Objectives: To compare the ability of single- vs. multi-lesion assessment on baseline MRI using 1D- and 3D-based measurements to predict overall survival (OS) in patients with hepatocellular carcinoma (HCC) before transarterial chemoembolization (TACE).

Methods: This retrospective analysis included 122 patients. A quantitative 3D analysis was performed on baseline MRI to calculate enhancing tumour volume (ETV [cm(3)]) and enhancing tumour burden (ETB [%]) (ratio between ETV [cm(3)] and liver volume). Furthermore, enhancing and overall tumour diameters were measured. Patients were stratified into two groups using thresholds derived from the BCLC staging system. Statistical analysis included Kaplan-Meier plots, uni- and multivariate cox proportional hazard ratios (HR) and concordances.

Results: All methods achieved good separation of the survival curves (p < 0.05). Multivariate analysis showed an HR of 5.2 (95 % CI 3.1-8.8, p < 0.001) for ETV [cm(3)] and HR 6.6 (95 % CI 3.7-11.5, p < 0.001) for ETB [%] vs. HR 2.6 (95 % CI 1.2-5.6, p = 0.012) for overall diameter and HR 3.0 (95 % CI 1.5-6.3, p = 0.003) for enhancing diameter. Concordances were highest for ETB [%], with no added predictive power for multi-lesion assessment (difference between concordances not significant).

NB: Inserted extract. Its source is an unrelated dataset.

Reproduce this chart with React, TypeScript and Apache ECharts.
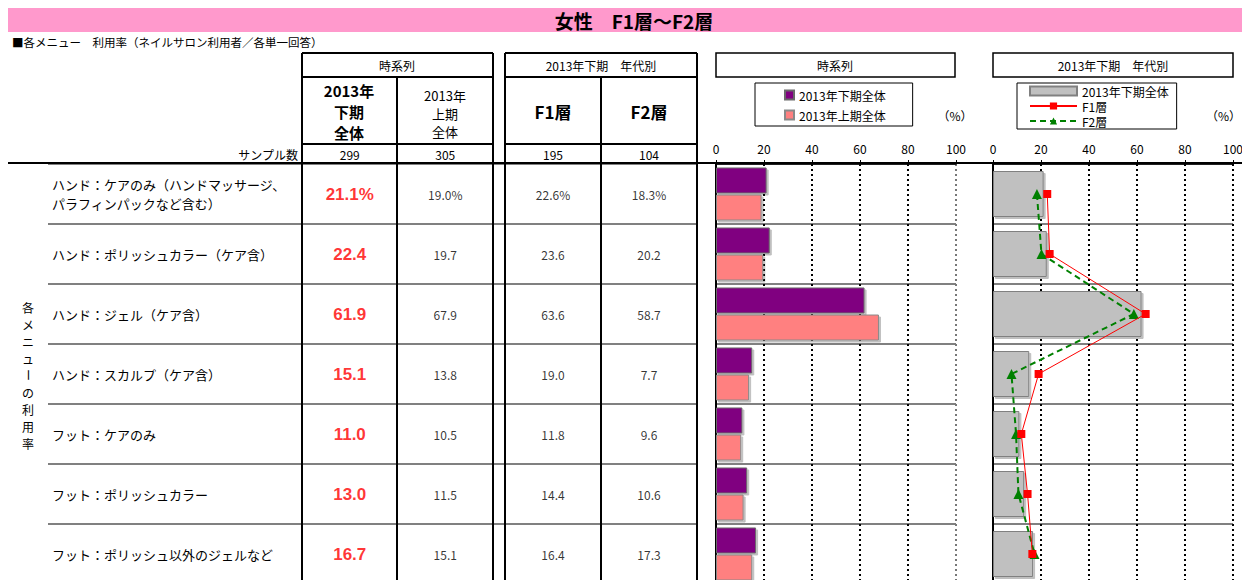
import React, { useEffect, useRef } from 'react';
import * as echarts from 'echarts';

const MENUS = [
  'ハンド：ケアのみ（ハンドマッサージ、\nパラフィンパックなど含む）',
  'ハンド：ポリッシュカラー（ケア含）',
  'ハンド：ジェル（ケア含）',
  'ハンド：スカルプ（ケア含）',
  'フット：ケアのみ',
  'フット：ポリッシュカラー',
  'フット：ポリッシュ以外のジェルなど',
];
const TOTAL_2013H2 = [21.1, 22.4, 61.9, 15.1, 11.0, 13.0, 16.7];
const TOTAL_2013H1 = [19.0, 19.7, 67.9, 13.8, 10.5, 11.5, 15.1];
const F1 = [22.6, 23.6, 63.6, 19.0, 11.8, 14.4, 16.4];
const F2 = [18.3, 20.2, 58.7, 7.7, 9.6, 10.6, 17.3];
const SAMPLES = [299, 305, 195, 104];
const TIME_COLS = ['2013年下期全体', '2013年上期全体'];
const AGE_COLS = ['F1層', 'F2層'];
const SIDE_LABEL = ['各', 'メ', 'ニ', 'ュ', 'ー', 'の', '利', '用', '率'];

const FF = '"Noto Sans CJK JP", "Noto Sans", sans-serif';
const fmt = (v: number, i: number) => v.toFixed(1) + (i === 0 ? '%' : '');

const line = (x1: number, y1: number, x2: number, y2: number, w = 2, c = '#000') => ({
  type: 'line',
  z: 100,
  shape: { x1, y1, x2, y2 },
  style: { stroke: c, lineWidth: w },
});
const text = (
  t: string,
  x: number,
  y: number,
  size = 12,
  opts: { bold?: boolean; align?: string; color?: string; lineHeight?: number; rotation?: number } = {}
) => ({
  type: 'text',
  z: 100,
  x,
  y,
  rotation: opts.rotation || 0,
  style: {
    text: t,
    fill: opts.color || '#000',
    font: `${opts.bold ? 'bold ' : ''}${size}px ${FF}`,
    textAlign: opts.align || 'center',
    textVerticalAlign: 'middle',
    align: opts.align || 'center',
    verticalAlign: 'middle',
    lineHeight: opts.lineHeight,
  },
});

const valueXAxis = (gridIndex: number, lastColor: string) => ({
  type: 'value',
  gridIndex,
  min: 0,
  max: 100,
  interval: 20,
  position: 'top',
  axisLine: { show: true, lineStyle: { color: '#000', width: 1.5 } },
  axisTick: { show: true, length: 4, lineStyle: { color: '#000', width: 1 } },
  axisLabel: { fontSize: 12, color: '#000', margin: 10, fontFamily: FF },
  splitLine: {
    show: true,
    lineStyle: { color: ['#000', '#000', '#000', '#000', '#000', lastColor], width: 2, type: [2, 3] },
  },
});
const rowYAxis = (gridIndex: number) => ({
  type: 'category',
  gridIndex,
  data: MENUS,
  inverse: true,
  axisLine: { show: true, lineStyle: { color: '#000', width: 2 } },
  axisTick: { show: false },
  axisLabel: { show: false, interval: 0 },
  splitLine: { show: true, interval: 0, lineStyle: { color: '#808080', width: 2 } },
});
const cellSeries = (xIndex: number, col: string, vals: number[], red: boolean) => ({
  type: 'scatter',
  xAxisIndex: xIndex,
  yAxisIndex: xIndex,
  silent: true,
  symbolSize: 1,
  itemStyle: { color: 'rgba(0,0,0,0)' },
  data: vals.map((v, i) => [col, MENUS[i], v]),
  label: {
    show: true,
    position: 'inside',
    formatter: (p: any) => fmt(p.value[2], p.dataIndex),
    color: red ? '#FF0000' : '#000',
    fontWeight: red ? 'bold' : 'normal',
    fontSize: red ? 17 : 12,
    fontFamily: red ? '"Liberation Sans", Arial, sans-serif' : FF,
  },
});
const colXAxis = (gridIndex: number, cols: string[], offset: number) => ({
  type: 'category',
  gridIndex,
  data: cols,
  position: 'top',
  axisLine: { show: false },
  axisTick: { show: false },
  splitLine: { show: false },
  axisLabel: {
    interval: 0,
    margin: 4,
    fontSize: 12,
    color: '#000',
    fontFamily: FF,
    formatter: (_v: string, i: number) => String(SAMPLES[i + offset]),
  },
});

export default function App() {
  const ref = useRef<HTMLDivElement>(null);
  useEffect(() => {
    document.body.style.margin = '0';
    document.body.style.overflow = 'hidden';
    if (!ref.current) return;
    const chart = echarts.init(ref.current, undefined, { renderer: 'svg' });

    const graphics: any[] = [
      { type: 'rect', z: 90, shape: { x: 8, y: 8, width: 1234, height: 24 }, style: { fill: '#FF99CC' } },
      text('女性　F1層～F2層', 634, 20, 19, { bold: true }),
      text('■各メニュー　利用率（ネイルサロン利用者／各単一回答）', 12, 42, 11.5, { align: 'left' }),
      // table header lines
      line(302, 53, 493, 53), line(505, 53, 697, 53),
      line(302, 77, 493, 77), line(505, 77, 697, 77),
      line(302, 144, 493, 144), line(505, 144, 697, 144),
      line(8, 163, 1242, 163),
      line(302, 53, 302, 580), line(397, 77, 397, 580), line(493, 53, 493, 580),
      line(505, 53, 505, 580), line(601, 77, 601, 580), line(697, 53, 697, 580),
      // header texts
      text('2013年', 349, 90, 15, { bold: true }),
      text('下期', 349, 111, 15, { bold: true }),
      text('全体', 349, 132, 15, { bold: true }),
      text('時系列', 397, 65, 12),
      text('2013年下期　年代別', 601, 65, 12),
      text('2013年\n上期\n全体', 445, 113, 13, { lineHeight: 18 }),
      text('F1層', 553, 111, 17, { bold: true }),
      text('F2層', 649, 111, 17, { bold: true }),
      text('サンプル数', 298, 154, 12, { align: 'right' }),
      // chart headers
      { type: 'rect', z: 100, shape: { x: 716, y: 53, width: 239, height: 24 }, style: { fill: 'none', stroke: '#000', lineWidth: 1.5 } },
      { type: 'rect', z: 100, shape: { x: 993, y: 53, width: 240, height: 24 }, style: { fill: 'none', stroke: '#000', lineWidth: 1.5 } },
      text('時系列', 835, 65, 12),
      text('2013年下期　年代別', 1113, 65, 12),
      text('（%）', 955, 115, 12),
      text('（%）', 1241, 115, 12, { align: 'right' }),
      ...SIDE_LABEL.map((c, i) =>
        text(c, 28, 307 + i * 17, 12, { rotation: c === 'ー' ? -Math.PI / 2 : 0 })
      ),
    ];

    const shadow = { shadowColor: 'rgba(0,0,0,0.25)', shadowOffsetX: 2, shadowOffsetY: 2, shadowBlur: 1 };

    chart.setOption({
      animation: false,
      backgroundColor: '#fff',
      textStyle: { fontFamily: FF },
      grid: [
        { left: 716, top: 164, width: 240, height: 420, outerBoundsMode: 'none', containLabel: false },
        { left: 993, top: 164, width: 240, height: 420, outerBoundsMode: 'none', containLabel: false },
        { left: 48, top: 164, width: 649, height: 420, outerBoundsMode: 'none', containLabel: false },
        { left: 302, top: 164, width: 191, height: 420, outerBoundsMode: 'none', containLabel: false },
        { left: 505, top: 164, width: 192, height: 420, outerBoundsMode: 'none', containLabel: false },
      ],
      xAxis: [
        valueXAxis(0, '#777'),
        valueXAxis(1, '#000'),
        { type: 'value', gridIndex: 2, show: false, min: 0, max: 1 },
        colXAxis(3, TIME_COLS, 0),
        colXAxis(4, AGE_COLS, 2),
      ],
      yAxis: [
        rowYAxis(0),
        rowYAxis(1),
        {
          type: 'category',
          gridIndex: 2,
          data: MENUS,
          inverse: true,
          axisLine: { show: false },
          axisTick: { show: false },
          axisLabel: {
            show: true,
            inside: true,
            interval: 0,
            margin: 4,
            align: 'left',
            fontSize: 13,
            lineHeight: 19,
            color: '#000',
            fontFamily: FF,
          },
          splitLine: { show: true, interval: 0, lineStyle: { color: '#808080', width: 2 } },
        },
        { type: 'category', gridIndex: 3, data: MENUS, inverse: true, show: false },
        { type: 'category', gridIndex: 4, data: MENUS, inverse: true, show: false },
      ],
      legend: [
        {
          data: ['2013年下期全体', '2013年上期全体'],
          left: 755,
          top: 83,
          orient: 'vertical',
          borderColor: '#000',
          borderWidth: 1,
          padding: [6, 27, 5, 29],
          itemGap: 8,
          itemWidth: 9,
          itemHeight: 9,
          icon: 'rect',
          selectedMode: false,
          textStyle: { fontSize: 12, color: '#000', fontFamily: FF },
        },
        {
          data: [{ name: '年代別全体', icon: 'rect' }, 'F1層', 'F2層'],
          left: 1017,
          top: 83,
          orient: 'vertical',
          borderColor: '#000',
          borderWidth: 1,
          padding: [2, 8, 2, 12],
          itemGap: 3,
          itemWidth: 47,
          itemHeight: 9,
          selectedMode: false,
          formatter: (n: string) => (n === '年代別全体' ? '2013年下期全体' : n),
          textStyle: { fontSize: 12, color: '#000', fontFamily: FF },
        },
      ],
      series: [
        {
          name: '2013年下期全体',
          type: 'bar',
          xAxisIndex: 0,
          yAxisIndex: 0,
          data: TOTAL_2013H2,
          barWidth: 26,
          barGap: '4%',
          itemStyle: { color: '#800080', borderColor: '#6a6a6a', borderWidth: 1, ...shadow },
        },
        {
          name: '2013年上期全体',
          type: 'bar',
          xAxisIndex: 0,
          yAxisIndex: 0,
          data: TOTAL_2013H1,
          barWidth: 26,
          barGap: '4%',
          itemStyle: { color: '#FF8080', borderColor: '#8a8a8a', borderWidth: 1, ...shadow },
        },
        {
          name: '年代別全体',
          type: 'bar',
          xAxisIndex: 1,
          yAxisIndex: 1,
          data: TOTAL_2013H2,
          barWidth: 46,
          itemStyle: { color: '#C0C0C0', borderColor: '#808080', borderWidth: 1, ...shadow },
        },
        {
          name: 'F1層',
          type: 'line',
          xAxisIndex: 1,
          yAxisIndex: 1,
          data: F1.map((v, i) => [v, MENUS[i]]),
          symbol: 'rect',
          symbolSize: 8,
          z: 4,
          itemStyle: { color: '#FF0000' },
          lineStyle: { color: '#FF0000', width: 1 },
        },
        {
          name: 'F2層',
          type: 'line',
          xAxisIndex: 1,
          yAxisIndex: 1,
          data: F2.map((v, i) => [v, MENUS[i]]),
          symbol: 'triangle',
          symbolSize: 10,
          z: 3,
          itemStyle: { color: '#008000' },
          lineStyle: { color: '#008000', width: 2, type: [6, 4] },
        },
        cellSeries(3, TIME_COLS[0], TOTAL_2013H2, true),
        cellSeries(3, TIME_COLS[1], TOTAL_2013H1, false),
        cellSeries(4, AGE_COLS[0], F1, false),
        cellSeries(4, AGE_COLS[1], F2, false),
      ],
      graphic: graphics,
    });
    return () => chart.dispose();
  }, []);
  return <div ref={ref} style={{ width: 1242, height: 580 }} />;
}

Conclusion: 3D quantitative assessment is a stronger predictor of survival as compared to diameter-based measurements. Assessing multiple lesions provides no substantial improvement in predicting OS than evaluating the dominant lesion alone.

Key Points: • 3D quantitative tumour assessment on baseline MRI predicts survival in HCC patients. • 3D quantitative tumour assessment predicts survival better than any current radiological method. • Multiple lesion assessment provides no improvement than evaluating the dominant lesion alone. • Measuring enhancing tumour volume in proportion to liver volume reflects tumour burden.